Из «двери в дверь», что называется.
Первая часть этого путешествия — это пеший переход от моей кирпичной пятиэтажки, располагавшейся в самом конце улицы Веденеева до о.п. «Молодежная».
Появлением своим на свет поселок наш, «КБМаш» («Конструкторское Бюро Машиностроения») обязан был секретному и значительному «среднемашевскому» предприятию, работавшему на сугубые нужды «оборонки» (как, впрочем, и почти вся промышленная Пермь в те времена).
Вот такие «игрушки» выпускались на «почтовом ящике» «Конструкторское бюро Машиностроения» — Научно — производственное объединение «Истра». А в правом нижнем углу кадра здание пермской школы №16, в которой заканчивал я восьмой класс. Фотограф А. Углицких, 2011
Дистанция перехода небольшая — километра полтора — два. Дорога «легкая», все время под уклон, словно бы, «скатываясь» с горочки. Ноги сами себя, что называется, несли…

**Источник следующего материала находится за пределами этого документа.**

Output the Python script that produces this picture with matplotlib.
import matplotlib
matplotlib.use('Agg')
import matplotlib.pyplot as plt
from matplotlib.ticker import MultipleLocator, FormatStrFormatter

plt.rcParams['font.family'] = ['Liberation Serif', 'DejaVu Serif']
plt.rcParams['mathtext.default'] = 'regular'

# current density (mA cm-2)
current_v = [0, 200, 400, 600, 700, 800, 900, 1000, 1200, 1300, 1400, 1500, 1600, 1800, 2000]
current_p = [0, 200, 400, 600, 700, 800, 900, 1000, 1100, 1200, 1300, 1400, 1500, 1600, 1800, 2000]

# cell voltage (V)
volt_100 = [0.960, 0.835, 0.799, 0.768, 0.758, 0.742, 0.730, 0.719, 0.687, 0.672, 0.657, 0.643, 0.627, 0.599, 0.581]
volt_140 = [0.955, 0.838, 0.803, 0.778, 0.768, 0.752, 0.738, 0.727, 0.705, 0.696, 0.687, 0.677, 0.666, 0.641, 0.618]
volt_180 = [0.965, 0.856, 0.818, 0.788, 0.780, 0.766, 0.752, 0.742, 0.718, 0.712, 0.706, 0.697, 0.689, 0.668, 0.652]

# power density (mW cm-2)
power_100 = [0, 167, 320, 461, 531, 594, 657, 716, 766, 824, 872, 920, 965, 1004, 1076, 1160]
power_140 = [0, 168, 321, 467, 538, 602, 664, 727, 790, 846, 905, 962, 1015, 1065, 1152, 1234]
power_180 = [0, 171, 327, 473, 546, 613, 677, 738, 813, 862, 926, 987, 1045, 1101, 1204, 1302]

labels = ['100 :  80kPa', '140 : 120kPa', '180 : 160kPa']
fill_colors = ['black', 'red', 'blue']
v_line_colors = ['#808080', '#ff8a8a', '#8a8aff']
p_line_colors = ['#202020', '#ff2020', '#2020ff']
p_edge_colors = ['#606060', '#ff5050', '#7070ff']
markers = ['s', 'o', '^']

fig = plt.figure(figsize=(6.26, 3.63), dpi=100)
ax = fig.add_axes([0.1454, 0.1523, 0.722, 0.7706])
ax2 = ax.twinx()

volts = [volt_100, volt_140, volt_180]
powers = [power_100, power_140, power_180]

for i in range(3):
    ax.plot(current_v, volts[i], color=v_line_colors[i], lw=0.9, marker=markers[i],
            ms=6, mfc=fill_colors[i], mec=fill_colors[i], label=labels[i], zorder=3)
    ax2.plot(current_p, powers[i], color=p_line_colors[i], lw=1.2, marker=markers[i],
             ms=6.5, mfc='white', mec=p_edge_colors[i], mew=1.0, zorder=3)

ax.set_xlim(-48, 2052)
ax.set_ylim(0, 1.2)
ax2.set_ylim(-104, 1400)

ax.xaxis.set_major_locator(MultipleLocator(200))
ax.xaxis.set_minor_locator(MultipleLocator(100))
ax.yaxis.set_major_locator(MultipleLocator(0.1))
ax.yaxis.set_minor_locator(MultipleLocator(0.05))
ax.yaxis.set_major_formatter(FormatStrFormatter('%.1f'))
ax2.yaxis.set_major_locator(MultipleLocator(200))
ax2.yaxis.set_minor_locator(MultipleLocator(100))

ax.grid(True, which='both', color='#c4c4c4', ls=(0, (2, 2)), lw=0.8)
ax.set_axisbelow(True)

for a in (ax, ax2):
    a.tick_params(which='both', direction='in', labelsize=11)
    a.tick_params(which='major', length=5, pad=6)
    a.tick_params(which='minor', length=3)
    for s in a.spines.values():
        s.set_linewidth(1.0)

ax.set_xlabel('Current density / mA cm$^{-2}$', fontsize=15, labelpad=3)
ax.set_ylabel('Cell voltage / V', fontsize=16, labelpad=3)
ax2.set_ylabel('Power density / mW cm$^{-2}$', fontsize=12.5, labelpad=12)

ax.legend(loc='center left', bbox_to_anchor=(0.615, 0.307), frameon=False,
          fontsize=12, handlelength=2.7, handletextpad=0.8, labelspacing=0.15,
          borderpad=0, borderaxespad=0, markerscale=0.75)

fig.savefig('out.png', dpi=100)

Наконец, с пристанционного холма, радуя глаз и волнуя сердце, открывался совершенно изумительный вид: темно — синее искусственное Камское море — водохранилище, с примыкающей к нему железной дорогой, и виднеющимися поодаль высокой «Спасской башней» главного управления шлюзами Камской ГЭС, любимой моей «бетонкой» и лодочной станцией… И над всем этим благолепием шатром невиданной красы раскинулась необъятная, бездонная глубина небесного купола!
Помните: «Цвет небесный, синий цвет полюбил я с малых лет…» Так вот, иногда кажется мне, что Николоз Бараташвили написал строки эти — и я вовсе не шучу! — именно об этом небе! О пермских небесах моих!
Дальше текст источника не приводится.